• What is asked
Write out every line exactly, from the start of the records below to the line with "ORANGE_FILL, ORANGE_EDGE, ORANGE_TEXT", and stop there. Don't write out the pictures.
============================================================
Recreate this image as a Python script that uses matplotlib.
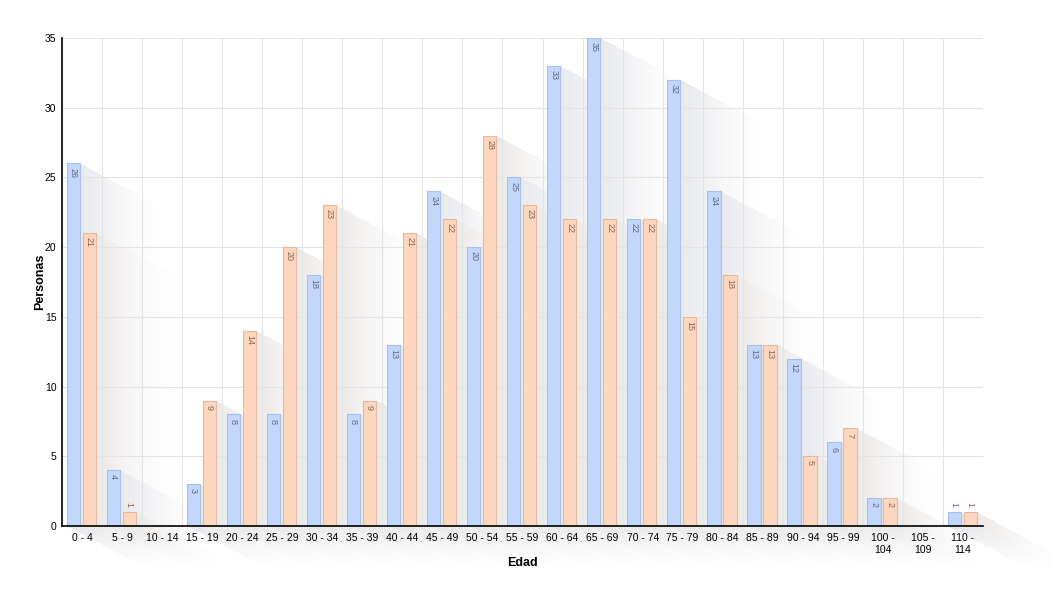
import matplotlib

matplotlib.use("Agg")

import matplotlib.pyplot as plt
import numpy as np

plt.rcParams["font.family"] = ["Liberation Sans", "DejaVu Sans"]

categories = ["0 - 4", "5 - 9", "10 - 14", "15 - 19", "20 - 24", "25 - 29", "30 - 34",
              "35 - 39", "40 - 44", "45 - 49", "50 - 54", "55 - 59", "60 - 64", "65 - 69",
              "70 - 74", "75 - 79", "80 - 84", "85 - 89", "90 - 94", "95 - 99",
              "100 -\n104", "105 -\n109", "110 -\n114"]
blue_values = [26, 4, 0, 3, 8, 8, 18, 8, 13, 24, 20, 25, 33, 35, 22, 32, 24, 13, 12, 6, 2, 0, 1]
orange_values = [21, 1, 0, 9, 14, 20, 23, 9, 21, 22, 28, 23, 22, 22, 22, 15, 18, 13, 5, 7, 2, 0, 1]

BLUE_FILL, BLUE_EDGE, BLUE_TEXT = "#c3d7fb", "#a8c0ec", "#5a6a88"
ORANGE_FILL, ORANGE_EDGE, ORANGE_TEXT = "#fdd6c0", "#e6b9a0", "#8a6452"

W, H = 1050, 601
fig = plt.figure(figsize=(W / 100, H / 100), dpi=100)
ax = fig.add_axes([62 / W, 75 / H, 921 / W, 488 / H])
ax.patch.set_alpha(0)

n = len(categories)
x = np.arange(n)
width = 0.33
offsets = (0.28, 0.68)

ax.set_xlim(0, n)
ax.set_ylim(0, 35)

bars_b = ax.bar(x + offsets[0], blue_values, width, color=BLUE_FILL, edgecolor=BLUE_EDGE,
                linewidth=0.8, zorder=3)
bars_o = ax.bar(x + offsets[1], orange_values, width, color=ORANGE_FILL, edgecolor=ORANGE_EDGE,
                linewidth=0.8, zorder=3)

# diagonal fading shadows, computed on the pixel grid
slope = 0.53
length = 90.0
px, py = np.meshgrid(np.arange(W) + 0.5, np.arange(H) + 0.5)
alpha = np.zeros((H, W))
rgb_acc = np.zeros((H, W, 3))
shade_cols = {0: np.array([70, 80, 105]) / 255, 1: np.array([105, 85, 75]) / 255}
for group, bars in enumerate((bars_b, bars_o)):
    for bar in bars:
        if bar.get_height() <= 0:
            continue
        (x0, y0), (x1, y1) = ax.transData.transform(
            [(bar.get_x(), 0), (bar.get_x() + bar.get_width(), bar.get_height())])
        ytop, ybot = H - y1, H - y0
        tmin = np.maximum.reduce([np.zeros_like(px), px - x1, (py - ybot) / slope])
        tmax = np.minimum.reduce([np.full_like(px, length), px - x0, (py - ytop) / slope])
        ok = tmin <= tmax
        a = np.where(ok, 0.13 * np.clip(1 - tmin / length, 0, 1) ** 1.6, 0)
        better = a > alpha
        alpha = np.where(better, a, alpha)
        rgb_acc[better] = shade_cols[group]

img = np.dstack([rgb_acc, alpha])
fig.figimage(img, 0, 0, origin="upper", zorder=-1)

for bars, vals, tc in ((bars_b, blue_values, BLUE_TEXT), (bars_o, orange_values, ORANGE_TEXT)):
    for bar, v in zip(bars, vals):
        if v <= 0:
            continue
        cx = bar.get_x() + bar.get_width() / 2
        if v >= 2:
            ax.text(cx, v - 0.3, str(v), rotation=-90, ha="center", va="top",
                    fontsize=6.5, color=tc, zorder=4)
        else:
            ax.text(cx, v + 0.35, str(v), rotation=-90, ha="center", va="bottom",
                    fontsize=6.5, color=tc, zorder=4)

ax.set_xticks(x + 0.5)
ax.set_xticklabels(categories, fontsize=7.5)
ax.set_yticks(np.arange(0, 36, 5))
ax.tick_params(axis="y", labelsize=7.5, length=0, pad=4)
ax.tick_params(axis="x", length=0, pad=5)

ax.set_xticks(np.arange(0, n + 1), minor=True)
ax.tick_params(axis="x", which="minor", length=0)
ax.grid(axis="x", which="minor", color="#e4e4e4", linewidth=0.8, zorder=0)
ax.grid(axis="y", which="major", color="#e4e4e4", linewidth=0.8, zorder=0)
ax.grid(axis="x", which="major", visible=False)
ax.set_axisbelow(True)

for side in ("top", "right"):
    ax.spines[side].set_visible(False)
ax.spines["left"].set_linewidth(1.2)
ax.spines["bottom"].set_linewidth(1.2)
ax.spines["left"].set_zorder(5)
ax.spines["bottom"].set_zorder(5)

ax.set_xlabel("Edad", fontsize=9, fontweight="bold", labelpad=1.5)
ax.set_ylabel("Personas", fontsize=9, fontweight="bold", labelpad=-1)

fig.savefig("out.png", dpi=100)
plt.close(fig)
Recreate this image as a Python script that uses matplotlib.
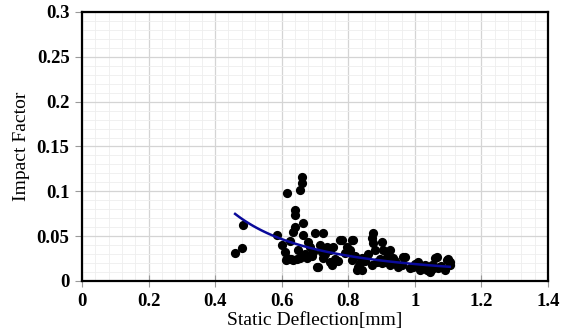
import numpy as np
import matplotlib
matplotlib.use('Agg')
import matplotlib.pyplot as plt
from matplotlib.ticker import AutoMinorLocator

# static deflection [mm] and impact factor
defl = [0.46, 0.48, 0.484, 0.586, 0.601, 0.610, 0.616, 0.616, 0.634, 0.634,
        0.640, 0.640, 0.640, 0.655, 0.661, 0.661, 0.664, 0.664, 0.655, 0.676,
        0.685, 0.694, 0.700, 0.715, 0.724, 0.724, 0.736, 0.745, 0.754, 0.775,
        0.706, 0.745, 0.790, 0.796, 0.613, 0.619, 0.628, 0.646, 0.709, 0.751,
        0.805, 0.811, 0.826, 0.781, 0.814, 0.799, 0.811, 0.829, 0.841, 0.874,
        0.871, 0.874, 0.901, 0.880, 0.904, 0.925, 0.916, 0.934, 0.901, 0.871,
        0.925, 0.949, 0.964, 0.886, 0.835, 0.994, 1.009, 1.015, 1.030, 1.036,
        1.045, 1.051, 1.066, 1.060, 1.075, 1.090, 1.096, 1.105, 1.105, 1.000,
        1.024, 0.970, 1.060, 1.100, 0.670, 0.690, 0.730, 0.760, 0.820, 0.850,
        0.860, 0.895, 0.940, 0.960, 0.985, 1.020, 1.040, 1.080, 0.625, 0.650,
        0.680, 0.720, 0.770, 0.840, 0.910, 1.050, 1.070]
impact = [0.031, 0.037, 0.062, 0.051, 0.040, 0.032, 0.026, 0.098, 0.023, 0.055,
          0.079, 0.074, 0.060, 0.026, 0.116, 0.109, 0.065, 0.051, 0.101, 0.026,
          0.038, 0.032, 0.053, 0.040, 0.053, 0.026, 0.038, 0.035, 0.038, 0.046,
          0.016, 0.021, 0.031, 0.038, 0.023, 0.025, 0.024, 0.025, 0.016, 0.018,
          0.035, 0.046, 0.012, 0.046, 0.046, 0.035, 0.023, 0.016, 0.012, 0.053,
          0.048, 0.042, 0.044, 0.035, 0.035, 0.035, 0.027, 0.026, 0.020, 0.018,
          0.018, 0.016, 0.027, 0.021, 0.020, 0.016, 0.021, 0.012, 0.018, 0.012,
          0.010, 0.018, 0.027, 0.016, 0.016, 0.012, 0.023, 0.021, 0.018, 0.019,
          0.015, 0.027, 0.026, 0.024, 0.030, 0.028, 0.030, 0.025, 0.028, 0.022,
          0.030, 0.024, 0.022, 0.018, 0.014, 0.014, 0.015, 0.017, 0.045, 0.035,
          0.043, 0.032, 0.022, 0.026, 0.021, 0.013, 0.014]

# power trendline y = a * x^b, coefficients
trend_a = 0.0189
trend_b = -1.772

xticks = [0, 0.2, 0.4, 0.6, 0.8, 1.0, 1.2, 1.4]
xtick_labels = ['0', '0.2', '0.4', '0.6', '0.8', '1', '1.2', '1.4']
yticks = [0, 0.05, 0.1, 0.15, 0.2, 0.25, 0.3]
ytick_labels = ['0', '0.05', '0.1', '0.15', '0.2', '0.25', '0.3']

xfit = np.linspace(min(defl), max(defl), 100)
yfit = trend_a * xfit ** trend_b

plt.rcParams['font.family'] = ['Liberation Serif', 'DejaVu Serif']

fig = plt.figure(figsize=(5.66, 3.36), dpi=100)
ax = fig.add_axes([0.1449, 0.1637, 0.8233, 0.8006])

ax.scatter(defl, impact, s=44, color='black', zorder=3, linewidths=0)
ax.plot(xfit, yfit, color='#0a0a9a', lw=1.8, zorder=4)

ax.set_xticks(xticks, xtick_labels, fontweight='bold', fontsize=13.5)
ax.set_yticks(yticks, ytick_labels, fontweight='bold', fontsize=13.5)
ax.set_xlim(0, 1.4)
ax.set_ylim(0, 0.3)
ax.xaxis.set_minor_locator(AutoMinorLocator(5))
ax.yaxis.set_minor_locator(AutoMinorLocator(5))
ax.grid(which='major', color='#d4d4d4', lw=0.9)
ax.grid(which='minor', color='#eeeeee', lw=0.6)
ax.set_axisbelow(True)

for s in ax.spines.values():
    s.set_color('black')
    s.set_linewidth(1.6)

ax.tick_params(axis='y', which='major', direction='out', length=5, color='#999999', pad=4)
ax.tick_params(axis='x', which='major', direction='inout', length=8, color='#999999', pad=5)
ax.tick_params(which='minor', length=0)

ax.set_xlabel('Static Deflection[mm]', fontsize=14, labelpad=1)
ax.set_ylabel('Impact Factor', fontsize=14, labelpad=5)

fig.savefig('out.png', dpi=100)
============================================================
• Full answer
Recreate this image as a Python script that uses matplotlib.
import matplotlib

matplotlib.use("Agg")

import matplotlib.pyplot as plt
import numpy as np

plt.rcParams["font.family"] = ["Liberation Sans", "DejaVu Sans"]

categories = ["0 - 4", "5 - 9", "10 - 14", "15 - 19", "20 - 24", "25 - 29", "30 - 34",
              "35 - 39", "40 - 44", "45 - 49", "50 - 54", "55 - 59", "60 - 64", "65 - 69",
              "70 - 74", "75 - 79", "80 - 84", "85 - 89", "90 - 94", "95 - 99",
              "100 -\n104", "105 -\n109", "110 -\n114"]
blue_values = [26, 4, 0, 3, 8, 8, 18, 8, 13, 24, 20, 25, 33, 35, 22, 32, 24, 13, 12, 6, 2, 0, 1]
orange_values = [21, 1, 0, 9, 14, 20, 23, 9, 21, 22, 28, 23, 22, 22, 22, 15, 18, 13, 5, 7, 2, 0, 1]

BLUE_FILL, BLUE_EDGE, BLUE_TEXT = "#c3d7fb", "#a8c0ec", "#5a6a88"
ORANGE_FILL, ORANGE_EDGE, ORANGE_TEXT = "#fdd6c0", "#e6b9a0", "#8a6452"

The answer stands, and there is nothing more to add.